There was also the time, as reported in the Empire, in 2000 when the two of them ended up sleeping on the courthouse lawn as a protest when Peterson was in a legal battle over his boat on which he lived at the time.
“I’ve never shared more adventures than with Taka,” Peterson told Holt on Tuesday. “You can’t even imagine all of the things we did together. I sat and thought about it so much last night.”
Finding each other again
Taka, who struggled with health problems including epilepsy during her later years, died in 2001 and Peterson buried her on an area of beach along Thane Road. He piled rocks over Taka, placing the grave marker on a post that stood in the middle of the pile of rocks.
At some point in the years that followed, a storm came through and dragged the rocks and grave marker into the sea. Peterson said he still can’t find the exact location of Taka’s final resting place.
In 2006, as Holt was walking his dog on the other side of the channel, he found the plaque and decided to try and find the owner. Since the discovery, Holt has posted regularly on Craigslist to try and track the owner down. It wasn’t until this Monday that news of the discovery reached Peterson.

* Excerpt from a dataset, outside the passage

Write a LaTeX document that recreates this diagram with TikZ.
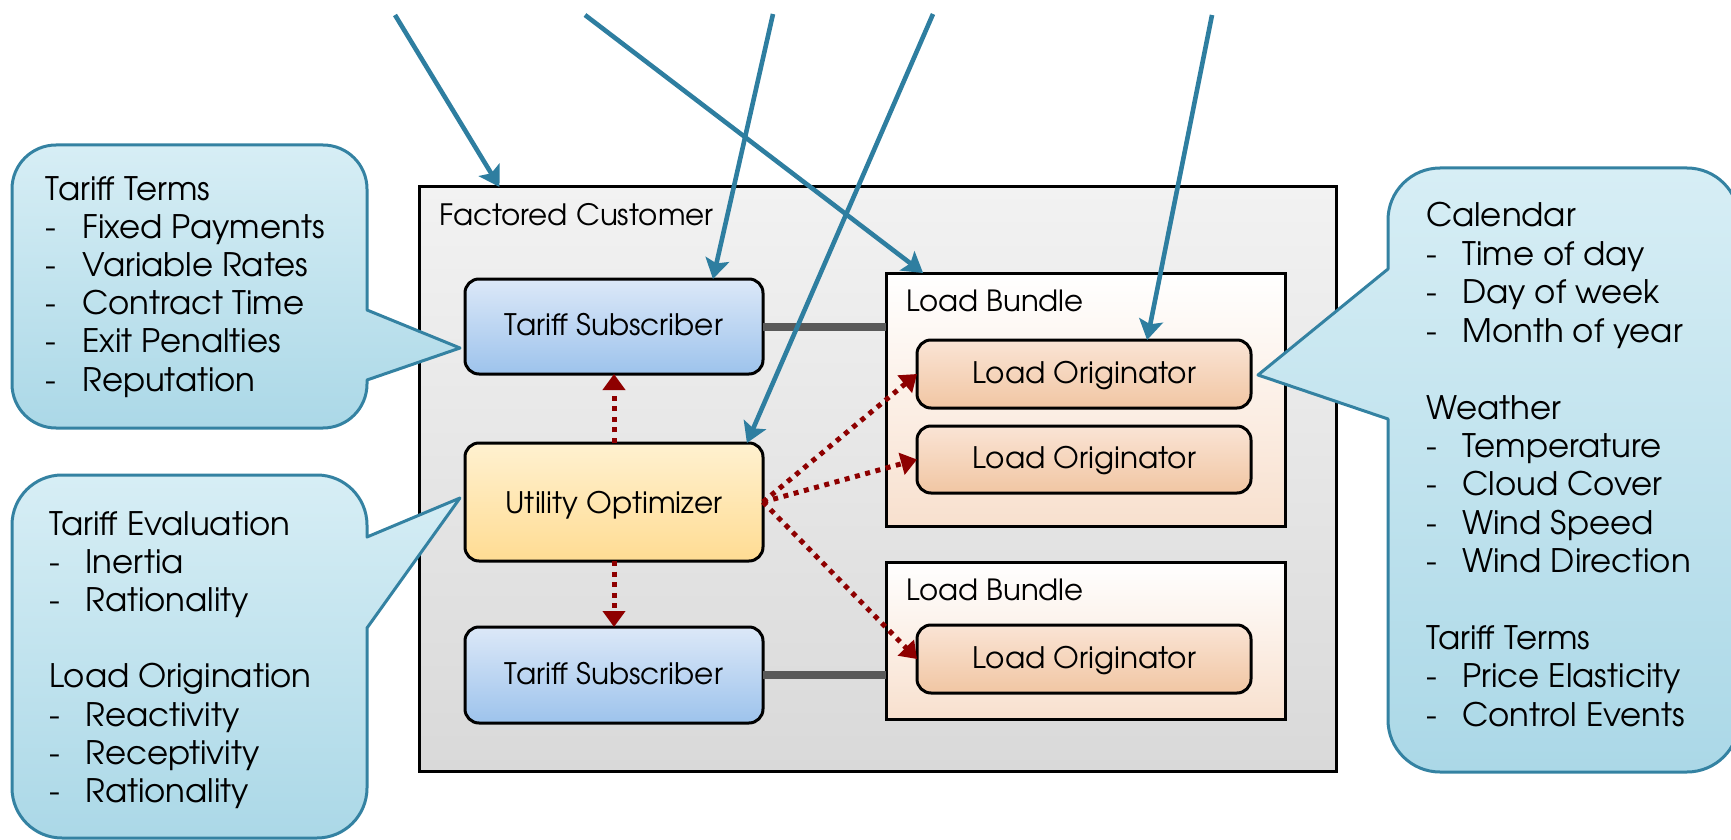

A story ran in Monday’s edition of the Empire with a photo of the carving, and friends reached out to Peterson via email and on Facebook asking if the piece of wood belonged to him. Peterson was overwhelmed with emotion as people reached out, and as he sat with Holt on Tuesday he had to wipe tears from his eyes multiple times.
Peterson printed out a photo of Taka and brought it to their meeting as a gift for Holt. Holt beamed as he said that the photo can take the place of where the plaque has stood in his workshop for more than a decade.
Peterson ran his hands over the wood, worn by years on the beach and time in the water. He still looks for Taka’s grave from time to time, and the return of the grave marker, Peterson said, indicated that Taka might have been doing some searching of her own these past few years.
“It sounds so corny, but it’s true,” Peterson said to Holt, “I really believe that our love was so real that she never gave up trying to find me through you. I think that’s so real.”